> _Required task_
Write out the material again word for word, dropping any images it holds.
Begin Raw data
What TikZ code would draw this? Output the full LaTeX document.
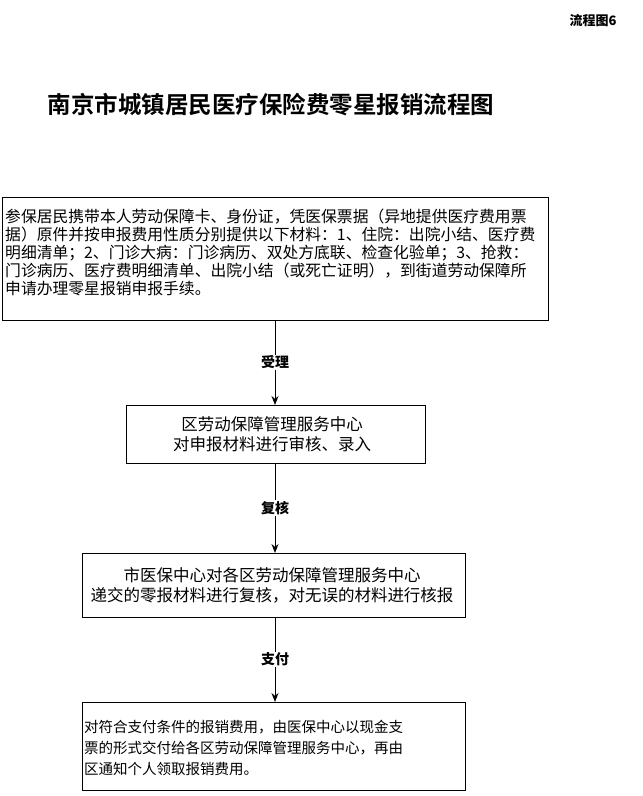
\documentclass[tikz,border=0pt]{standalone}
\usepackage{fontspec}
\setmainfont{Noto Sans CJK SC}
\newfontfamily\titlefont{Noto Sans CJK SC Bold}
\newfontfamily\medfont{Noto Sans CJK SC Medium}
\usetikzlibrary{arrows.meta}
\begin{document}
\begin{tikzpicture}[x=1pt,y=-1pt,
  box/.style={draw,line width=1pt,inner sep=0pt},
  txt/.style={font=\medfont,inner sep=0pt},
  lab/.style={font=\fontsize{14}{16}\selectfont\bfseries,fill=white,inner sep=1pt},
  arr/.style={-{Stealth[length=9pt,width=7pt]},line width=1pt}]
\useasboundingbox (0,0) rectangle (643,796);
\node[font=\fontsize{13}{14}\selectfont\bfseries] (fig) at (593,21) {流程图6};
\node[font=\titlefont\fontsize{23.5}{26}\selectfont] (title) at (271,105) {南京市城镇居民医疗保险费零星报销流程图};
\draw[box] (2,197) rectangle (548,320);
\coordinate (b1) at (275,320);
\node[txt,align=left,anchor=north west,font=\fontsize{15.8}{18}\selectfont] (t1) at (5,209) {参保居民携带本人劳动保障卡、身份证，凭医保票据（异地提供医疗费用票\\据）原件并按申报费用性质分别提供以下材料：1、住院：出院小结、医疗费\\明细清单；2、门诊大病：门诊病历、双处方底联、检查化验单；3、抢救：\\门诊病历、医疗费明细清单、出院小结（或死亡证明），到街道劳动保障所\\申请办理零星报销申报手续。};
\draw[box] (126,405) rectangle (425,463);
\node[txt,align=center,font=\fontsize{16.5}{20}\selectfont] (t2) at (272,434) {区劳动保障管理服务中心\\对申报材料进行审核、录入};
\draw[box] (82,553) rectangle (465,617);
\node[txt,align=center,font=\fontsize{16.5}{20}\selectfont] (t3) at (272,585) {市医保中心对各区劳动保障管理服务中心\\递交的零报材料进行复核，对无误的材料进行核报};
\draw[box] (82,702) rectangle (465,790);
\node[txt,align=left,anchor=west,font=\fontsize{14.5}{21}\selectfont] (t4) at (84,748) {对符合支付条件的报销费用，由医保中心以现金支\\票的形式交付给各区劳动保障管理服务中心，再由\\区通知个人领取报销费用。};
\coordinate (b2t) at (275,405); \coordinate (b2b) at (275,463);
\coordinate (b3t) at (275,553); \coordinate (b3b) at (275,617);
\coordinate (b4t) at (275,702);
\draw[arr] (b1) -- node[lab]{受理} (b2t);
\draw[arr] (b2b) -- node[lab]{复核} (b3t);
\draw[arr] (b3b) -- node[lab]{支付} (b4t);
\end{tikzpicture}
\end{document}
End Raw data
> _Output for this task_
What TikZ code would draw this? Output the full LaTeX document.
\documentclass[tikz,border=0pt]{standalone}
\usepackage{fontspec}
\setmainfont{Noto Sans CJK SC}
\newfontfamily\titlefont{Noto Sans CJK SC Bold}
\newfontfamily\medfont{Noto Sans CJK SC Medium}
\usetikzlibrary{arrows.meta}
\begin{document}
\begin{tikzpicture}[x=1pt,y=-1pt,
  box/.style={draw,line width=1pt,inner sep=0pt},
  txt/.style={font=\medfont,inner sep=0pt},
  lab/.style={font=\fontsize{14}{16}\selectfont\bfseries,fill=white,inner sep=1pt},
  arr/.style={-{Stealth[length=9pt,width=7pt]},line width=1pt}]
\useasboundingbox (0,0) rectangle (643,796);
\node[font=\fontsize{13}{14}\selectfont\bfseries] (fig) at (593,21) {流程图6};
\node[font=\titlefont\fontsize{23.5}{26}\selectfont] (title) at (271,105) {南京市城镇居民医疗保险费零星报销流程图};
\draw[box] (2,197) rectangle (548,320);
\coordinate (b1) at (275,320);
\node[txt,align=left,anchor=north west,font=\fontsize{15.8}{18}\selectfont] (t1) at (5,209) {参保居民携带本人劳动保障卡、身份证，凭医保票据（异地提供医疗费用票\\据）原件并按申报费用性质分别提供以下材料：1、住院：出院小结、医疗费\\明细清单；2、门诊大病：门诊病历、双处方底联、检查化验单；3、抢救：\\门诊病历、医疗费明细清单、出院小结（或死亡证明），到街道劳动保障所\\申请办理零星报销申报手续。};
\draw[box] (126,405) rectangle (425,463);
\node[txt,align=center,font=\fontsize{16.5}{20}\selectfont] (t2) at (272,434) {区劳动保障管理服务中心\\对申报材料进行审核、录入};
\draw[box] (82,553) rectangle (465,617);
\node[txt,align=center,font=\fontsize{16.5}{20}\selectfont] (t3) at (272,585) {市医保中心对各区劳动保障管理服务中心\\递交的零报材料进行复核，对无误的材料进行核报};
\draw[box] (82,702) rectangle (465,790);
\node[txt,align=left,anchor=west,font=\fontsize{14.5}{21}\selectfont] (t4) at (84,748) {对符合支付条件的报销费用，由医保中心以现金支\\票的形式交付给各区劳动保障管理服务中心，再由\\区通知个人领取报销费用。};
\coordinate (b2t) at (275,405); \coordinate (b2b) at (275,463);
\coordinate (b3t) at (275,553); \coordinate (b3b) at (275,617);
\coordinate (b4t) at (275,702);
\draw[arr] (b1) -- node[lab]{受理} (b2t);
\draw[arr] (b2b) -- node[lab]{复核} (b3t);
\draw[arr] (b3b) -- node[lab]{支付} (b4t);
\end{tikzpicture}
\end{document}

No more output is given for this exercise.